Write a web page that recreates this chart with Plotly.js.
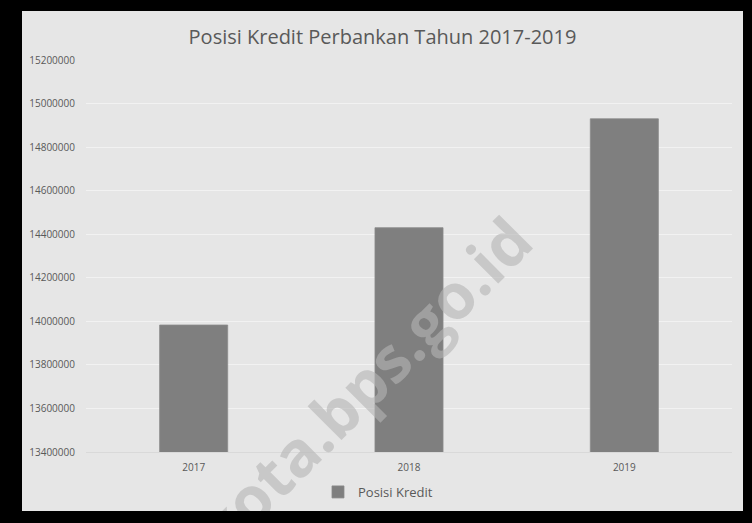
<!DOCTYPE html>
<html>
<head>
<meta charset="utf-8">
<script src="https://cdn.plot.ly/plotly-3.0.1.min.js"></script>
<style>
html,body{margin:0;padding:0;background:#000;width:752px;height:523px;overflow:hidden;}
#chart{position:absolute;left:22px;top:11px;width:721px;height:500px;}
</style>
</head>
<body>
<div id="chart"></div>
<script>
var years = ['2017', '2018', '2019'];
var posisiKredit = [13983000, 14430000, 14930000];
var yTicks = [13400000, 13600000, 13800000, 14000000, 14200000, 14400000, 14600000, 14800000, 15000000, 15200000];
var seriesName = 'Posisi Kredit';
var chartTitle = 'Posisi Kredit Perbankan Tahun 2017-2019';
var watermark = 'kota.bps.go.id';

var trace = {
  type: 'bar',
  x: years,
  y: posisiKredit,
  name: seriesName,
  marker: {color: '#7f7f7f', line: {color: '#8a8a8a', width: 0.8}},
  hoverinfo: 'x+y'
};

var layout = {
  width: 721, height: 500,
  margin: {l: 64, r: 11, t: 49, b: 59, autoexpand: false},
  paper_bgcolor: '#e6e6e6',
  plot_bgcolor: 'rgba(0,0,0,0)',
  font: {family: 'Open Sans, sans-serif', color: '#595959'},
  title: {text: chartTitle, font: {size: 20, color: '#595959', family: 'Open Sans, sans-serif'}, x: 0.5, xanchor: 'center', y: 0.948, yanchor: 'middle'},
  bargap: 0.684,
  showlegend: true,
  legend: {orientation: 'h', x: 0.452, xanchor: 'center', y: -0.102, yanchor: 'middle', font: {size: 13, color: '#595959'}, bgcolor: 'rgba(0,0,0,0)'},
  xaxis: {
    type: 'category',
    showgrid: false,
    showline: true, linecolor: '#d9d9d9', linewidth: 1,
    ticks: '', tickfont: {size: 10, color: '#595959'},
    ticklabelstandoff: 6,
    fixedrange: true
  },
  yaxis: {
    range: [13400000, 15200000],
    tickvals: yTicks,
    ticktext: yTicks.map(function(v){return String(v);}),
    showgrid: true, gridcolor: '#f2f2f2', gridwidth: 1,
    zeroline: false, showline: false,
    ticks: '', tickfont: {size: 10, color: '#595959'},
    ticklabelstandoff: 10,
    fixedrange: true
  },
  shapes: [{
    type: 'rect', xref: 'paper', yref: 'paper', layer: 'above',
    x0: 0.431, x1: 0.435, y0: 0.164, y1: 0.168,
    line: {width: 0}, fillcolor: 'rgba(0,0,0,0)',
    label: {text: watermark, textangle: -45, textposition: 'middle center',
      font: {size: 63, color: 'rgba(180,180,180,0.6)', family: 'Open Sans, sans-serif', weight: 'bold'}}
  }]
};

Plotly.newPlot('chart', [trace], layout, {displayModeBar: false, staticPlot: true});
</script>
</body>
</html>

Your task »
Omit each picture, then return all of the listing exactly as it stands.

Response to the task »
Write a web page that recreates this chart with Plotly.js.
<!DOCTYPE html>
<html>
<head>
<meta charset="utf-8">
<script src="https://cdn.plot.ly/plotly-3.0.1.min.js"></script>
<style>
html,body{margin:0;padding:0;background:#000;width:752px;height:523px;overflow:hidden;}
#chart{position:absolute;left:22px;top:11px;width:721px;height:500px;}
</style>
</head>
<body>
<div id="chart"></div>
<script>
var years = ['2017', '2018', '2019'];
var posisiKredit = [13983000, 14430000, 14930000];
var yTicks = [13400000, 13600000, 13800000, 14000000, 14200000, 14400000, 14600000, 14800000, 15000000, 15200000];
var seriesName = 'Posisi Kredit';
var chartTitle = 'Posisi Kredit Perbankan Tahun 2017-2019';
var watermark = 'kota.bps.go.id';

var trace = {
  type: 'bar',
  x: years,
  y: posisiKredit,
  name: seriesName,
  marker: {color: '#7f7f7f', line: {color: '#8a8a8a', width: 0.8}},
  hoverinfo: 'x+y'
};

var layout = {
  width: 721, height: 500,
  margin: {l: 64, r: 11, t: 49, b: 59, autoexpand: false},
  paper_bgcolor: '#e6e6e6',
  plot_bgcolor: 'rgba(0,0,0,0)',
  font: {family: 'Open Sans, sans-serif', color: '#595959'},
  title: {text: chartTitle, font: {size: 20, color: '#595959', family: 'Open Sans, sans-serif'}, x: 0.5, xanchor: 'center', y: 0.948, yanchor: 'middle'},
  bargap: 0.684,
  showlegend: true,
  legend: {orientation: 'h', x: 0.452, xanchor: 'center', y: -0.102, yanchor: 'middle', font: {size: 13, color: '#595959'}, bgcolor: 'rgba(0,0,0,0)'},
  xaxis: {
    type: 'category',
    showgrid: false,
    showline: true, linecolor: '#d9d9d9', linewidth: 1,
    ticks: '', tickfont: {size: 10, color: '#595959'},
    ticklabelstandoff: 6,
    fixedrange: true
  },
  yaxis: {
    range: [13400000, 15200000],
    tickvals: yTicks,
    ticktext: yTicks.map(function(v){return String(v);}),
    showgrid: true, gridcolor: '#f2f2f2', gridwidth: 1,
    zeroline: false, showline: false,
    ticks: '', tickfont: {size: 10, color: '#595959'},
    ticklabelstandoff: 10,
    fixedrange: true
  },
  shapes: [{
    type: 'rect', xref: 'paper', yref: 'paper', layer: 'above',
    x0: 0.431, x1: 0.435, y0: 0.164, y1: 0.168,
    line: {width: 0}, fillcolor: 'rgba(0,0,0,0)',
    label: {text: watermark, textangle: -45, textposition: 'middle center',
      font: {size: 63, color: 'rgba(180,180,180,0.6)', family: 'Open Sans, sans-serif', weight: 'bold'}}
  }]
};

Plotly.newPlot('chart', [trace], layout, {displayModeBar: false, staticPlot: true});
</script>
</body>
</html>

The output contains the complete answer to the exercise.